Tingkah laku atau perbuatan yang
baik dengan nama baik itu pada hakekatnya sesuai dengan kodrat manusia yaitu ;
-
manusia
menurut sifatnya adalah mahluk bermoral,
-
ada
aturan-aturan yang berdiri sendiri yang harus dipatuhi manusia untuk mewujudkan
dirinya sendiri sebagai pelaku moral tersebut.
Pada hakekatnya pemulihan nama baik
adalah kesadaran manusia akan segala kesalahannya, bahwa apa yang diperbuatnya
tidak sesuai dengan ukuran moral atau tidak sesuai dengan akhlak. Akhlak
berasal dari bahasa Arab akhlaq bentuk jamak dari khuluq dan dari akar kata
ahlaq yang berarti penciptaan. Oleh karena itu tingkah laku dan perbuatan
manusia harus disesuaikan dengan penciptanya sebagai manusia. Untuk itu orang
harus bertingkah laku dan berbuat sesuai dengan ahlak yang baik.
Ada tiga macam godaan yaitu ;
- derajad / pangkat,
- harta;
- wanita.
Bila orang tidak dapat menguasai
hawa nafsunya, maka ia akan terjerumus kejurang kenistaan karena untuk memiliki
derajat/pangkat, harta dan wanita itu dengan mempergunakan jalan yang tidak
wajar. Jalan itu antara lain, fitnah, membohongi, suap, mencuri, merampok, dan
menempuh semua jalan yang diharamkan.
4. Pembalasan
Pengertian pembalasan adalah reaksi
atas perbuatan orang lain yang dilakukan kepada kita yang kita ungkapkan baik
secara positif maupun negatif. Pembalasan merupakan suatu reaksi atau perbuatan
orang lain. Reaksi itu berupa perbuatan yang serupa, perbuatan yang seimbang,
tingkah laku yang serupa, tingkah laku yang seimbang. Sebagai contoh ; A
memberikan makanan kepada B, dilain kesempatan b memberikan minuman kepada A.
Perbuatan tersebut merupakan perbuatan serupa, dan ini merupakan pembalasan.
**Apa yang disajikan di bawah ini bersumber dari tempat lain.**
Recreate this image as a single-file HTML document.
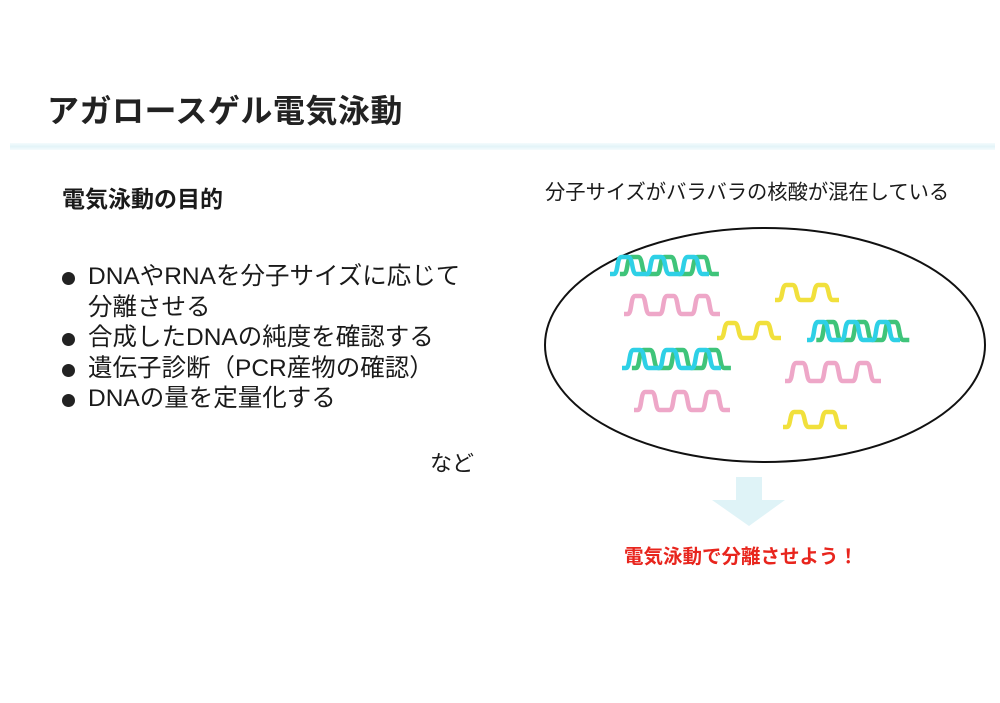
<!DOCTYPE html>
<html><head><meta charset="utf-8"><style>
body{margin:0;width:1000px;height:703px;background:#fff;position:relative;overflow:hidden;font-family:"Liberation Sans","Noto Sans CJK JP",sans-serif;color:#1a1a1a}
.a{position:absolute;white-space:nowrap}
.l{position:relative;padding-left:26px;height:30.5px}
.l.b:before{content:"";position:absolute;left:0;top:10px;width:13px;height:13px;border-radius:50%;background:#222}
</style></head><body>
<div class="a" style="left:47px;top:86px;font-size:32px;font-weight:bold;letter-spacing:0.5px;color:#222">アガロースゲル電気泳動</div>
<div class="a" style="left:10px;top:143px;width:985px;height:7px;background:linear-gradient(#f4fbfd,#e3f4f8,#f4fbfd)"></div>
<div class="a" style="left:62px;top:180px;font-size:23px;font-weight:bold">電気泳動の目的</div>
<div class="a" style="left:62px;top:262px;font-size:24.5px;line-height:30.5px">
<div class="l b">DNAやRNAを分子サイズに応じて</div>
<div class="l">分離させる</div>
<div class="l b">合成したDNAの純度を確認する</div>
<div class="l b">遺伝子診断（PCR産物の確認）</div>
<div class="l b">DNAの量を定量化する</div>
</div>
<div class="a" style="left:430px;top:446px;font-size:22px">など</div>
<div class="a" style="left:545px;top:175px;font-size:20.3px">分子サイズがバラバラの核酸が混在している</div>
<div class="a" style="left:624px;top:540px;font-size:19.5px;font-weight:bold;color:#e8251d">電気泳動で分離させよう！</div>
<svg class="a" style="left:0;top:0" width="1000" height="703" id="s">
<ellipse cx="765" cy="345" rx="220" ry="117" fill="none" stroke="#111" stroke-width="2"/>
<polygon points="736,477 762,477 762,500 785,500 749,526 712,500 736,500" fill="#dff3f7"/>
</svg>
<script>
var s=document.getElementById('s');
function wave(x,y,w,h,n,col){var d='M'+x+','+(y+h);for(var i=0;i<n;i++){var x0=x+i*w;d+=' L'+(x0+0.12*w)+','+(y+h)+' C'+(x0+0.25*w)+','+(y+h)+' '+(x0+0.2*w)+','+y+' '+(x0+0.35*w)+','+y+' L'+(x0+0.55*w)+','+y+' C'+(x0+0.7*w)+','+y+' '+(x0+0.65*w)+','+(y+h)+' '+(x0+0.8*w)+','+(y+h)+' L'+(x0+w)+','+(y+h);}
var p=document.createElementNS('http://www.w3.org/2000/svg','path');p.setAttribute('d',d);p.setAttribute('fill','none');p.setAttribute('stroke',col);p.setAttribute('stroke-width','4.5');s.appendChild(p);}
function ds(x,y,w,h,n){wave(x+w*0.3,y,w,h,n,'#3fc47a');wave(x,y,w,h,n,'#2ed0e6');}
ds(610,257,33,17,3);
ds(807,322,31,18,3);
ds(622,350,33,18,3);
wave(624,296,32,18,3,'#eea7c8');
wave(785,363,32,18,3,'#eea7c8');
wave(634,392,32,18,3,'#eea7c8');
wave(775,285,32,15,2,'#f1e03c');
wave(717,323,32,15,2,'#f1e03c');
wave(783,412,32,15,2,'#f1e03c');
</script>
</body></html>
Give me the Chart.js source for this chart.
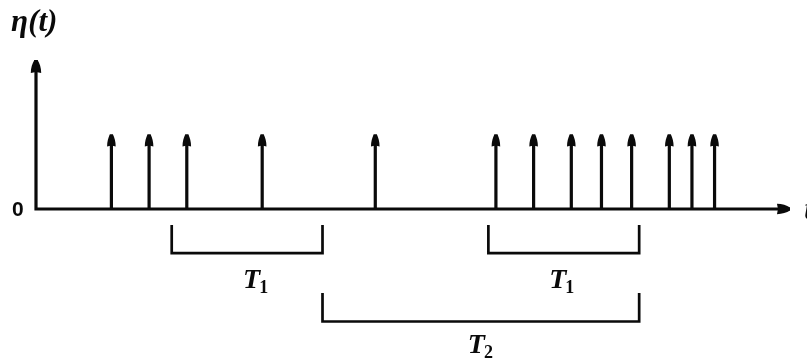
<!DOCTYPE html>
<html>
<head>
<meta charset="utf-8">
<script src="https://cdn.jsdelivr.net/npm/chart.js@4/dist/chart.umd.min.js"></script>
<style>
  html, body { margin: 0; padding: 0; background: #fff; overflow: hidden; }
  canvas { display: block; }
</style>
</head>
<body>
<canvas id="c" width="807" height="361"></canvas>
<script>
// Impulse arrival times on the t axis and their (unit) strength
const impulseTimes = [10, 15, 20, 30, 45, 61, 66, 71, 75, 79, 84, 87, 90];
const impulseHeight = 1;

// Interval brackets drawn below the axis, as [start, end] in t
const t1Intervals = [[18, 38], [60, 80]];
const t2Interval = [38, 80];

// Axis extents
const tAxisEnd = 100;
const etaAxisEnd = 2;

// Text
const yAxisLabel = 'η(t)';
const xAxisLabel = 't';
const originLabel = '0';
const t1Label = ['T', '1'];
const t2Label = ['T', '2'];

// ---- layout (scale ranges and vertical placement of brackets/labels) ----
const X_RANGE = [-4.775, 102.26];
const Y_RANGE = [-2.04, 2.805];
const T1_LEVEL = { top: -0.215, bottom: -0.591, text: -1.06 };
const T2_LEVEL = { top: -1.128, bottom: -1.51, text: -1.933 };
const T1_TEXT_SHIFT = [1.2, -0.2];   // small horizontal nudge of each T1 label, in t units
const INK = '#0a0a0a';

function bracket(a, b, lv) {
  return [
    { x: a, y: lv.top }, { x: a, y: lv.bottom },
    { x: b, y: lv.bottom }, { x: b, y: lv.top }
  ];
}

const lineDefaults = {
  showLine: true, pointRadius: 0, borderColor: INK, backgroundColor: INK,
  tension: 0, borderCapStyle: 'butt', borderJoinStyle: 'miter', spanGaps: false
};

const datasets = [
  // impulse stems: one segment per impulse, separated by gaps
  Object.assign({}, lineDefaults, {
    label: 'impulses', borderWidth: 3.2,
    data: impulseTimes.flatMap(t => [{ x: t, y: 0 }, { x: t, y: impulseHeight }, { x: t, y: null }])
  }),
  // axes
  Object.assign({}, lineDefaults, {
    label: 'axes', borderWidth: 3.2,
    data: [{ x: 0, y: etaAxisEnd }, { x: 0, y: 0 }, { x: tAxisEnd, y: 0 }]
  }),
  // T1 brackets
  ...t1Intervals.map((iv, i) => Object.assign({}, lineDefaults, {
    label: 'T1 #' + (i + 1), borderWidth: 2.7, data: bracket(iv[0], iv[1], T1_LEVEL)
  })),
  // T2 bracket
  Object.assign({}, lineDefaults, {
    label: 'T2', borderWidth: 2.7, data: bracket(t2Interval[0], t2Interval[1], T2_LEVEL)
  })
];

// filled teardrop arrowhead with its tip at (x, y); angle 0 points up
function arrowHead(ctx, x, y, angle, len, half) {
  ctx.save();
  ctx.translate(x, y);
  ctx.rotate(angle);
  ctx.beginPath();
  ctx.moveTo(-1.6, 0);
  ctx.lineTo(1.6, 0);
  ctx.bezierCurveTo(half * 0.7, len * 0.25, half, len * 0.6, half, len);
  ctx.lineTo(0, len - 1);
  ctx.lineTo(-half, len);
  ctx.bezierCurveTo(-half, len * 0.6, -half * 0.7, len * 0.25, -1.6, 0);
  ctx.closePath();
  ctx.fill();
  ctx.restore();
}

const arrowPlugin = {
  id: 'arrowHeads',
  afterDatasetsDraw(chart) {
    const { ctx, scales: { x, y } } = chart;
    ctx.fillStyle = INK;
    impulseTimes.forEach(t => {
      arrowHead(ctx, x.getPixelForValue(t), y.getPixelForValue(impulseHeight), 0, 12, 4.3);
    });
    arrowHead(ctx, x.getPixelForValue(0), y.getPixelForValue(etaAxisEnd), 0, 13, 5.2);
    arrowHead(ctx, x.getPixelForValue(tAxisEnd), y.getPixelForValue(0), Math.PI / 2, 13, 5.2);
  }
};

function subscripted(ctx, parts, cx, baseY) {
  const mainFont = 'bold italic 28px "Liberation Serif", "DejaVu Serif", serif';
  const subFont = 'bold 18px "Liberation Serif", "DejaVu Serif", serif';
  ctx.font = mainFont;
  const w1 = ctx.measureText(parts[0]).width;
  ctx.font = subFont;
  const w2 = ctx.measureText(parts[1]).width;
  const left = cx - (w1 + w2) / 2;
  ctx.textAlign = 'left';
  ctx.textBaseline = 'alphabetic';
  ctx.font = mainFont;
  ctx.fillText(parts[0], left, baseY);
  ctx.font = subFont;
  ctx.fillText(parts[1], left + w1 - 1, baseY + 5);
}

const textPlugin = {
  id: 'diagramText',
  afterDraw(chart) {
    const { ctx, scales: { x, y } } = chart;
    ctx.save();
    ctx.fillStyle = INK;

    ctx.font = 'bold italic 31px "Liberation Serif", "DejaVu Serif", serif';
    ctx.textAlign = 'left';
    ctx.textBaseline = 'alphabetic';
    ctx.fillText(yAxisLabel, x.getPixelForValue(-3.3), y.getPixelForValue(2.39));

    ctx.fillText(xAxisLabel, x.getPixelForValue(101.9), y.getPixelForValue(-0.13));

    ctx.font = 'bold 21px "Liberation Sans", Arial, sans-serif';
    ctx.textAlign = 'center';
    ctx.textBaseline = 'middle';
    ctx.fillText(originLabel, x.getPixelForValue(-2.4), y.getPixelForValue(-0.01));

    t1Intervals.forEach((iv, i) => {
      subscripted(ctx, t1Label, x.getPixelForValue((iv[0] + iv[1]) / 2 + T1_TEXT_SHIFT[i]),
        y.getPixelForValue(T1_LEVEL.text));
    });
    subscripted(ctx, t2Label, x.getPixelForValue((t2Interval[0] + t2Interval[1]) / 2),
      y.getPixelForValue(T2_LEVEL.text));
    ctx.restore();
  }
};

new Chart(document.getElementById('c'), {
  type: 'scatter',
  data: { datasets },
  options: {
    responsive: false,
    animation: false,
    devicePixelRatio: 1,
    layout: { padding: 0 },
    plugins: { legend: { display: false }, tooltip: { enabled: false } },
    scales: {
      x: { type: 'linear', min: X_RANGE[0], max: X_RANGE[1], display: false },
      y: { type: 'linear', min: Y_RANGE[0], max: Y_RANGE[1], display: false }
    }
  },
  plugins: [arrowPlugin, textPlugin]
});
</script>
</body>
</html>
Dalam Al-Qur`an terdapat ayat-ayat
yang menyatakan bahwa Tuhan mengadakan pembalasan bagi yang bertaqwa kepada
Tuhan diberikan pembalasan dan bagi yang mengingkari perintah Tuhanpun
diberikan pembalasan, dan pembalasan yang diberikanpun pembalasan yang
seimbang, yaitu siksaan di neraka.
Pembalasan disebabkan oleh adanya
pergaulan , pergaulan yang bersabahat mendapat balasan yang bersahabat,
sebaliknya, pergaulan yang penuh kecurigaan menimbulkan balasan yang tidak
bersahabat pula.
Pada dasarnya manusia adalah mahluk
moral dan mahluk sosial. Dalam bergaul manusia harus mematuhi norma-norma untuk
mewujudkan moral itu. Bila manusia berbuat amoral, lingkunganlah yang
menyebabkannya. Perbuatan amoral pada hakekatnya adalah perbuatan yang
melanggar atau memperkosa hak dan kewajiban manusia lain.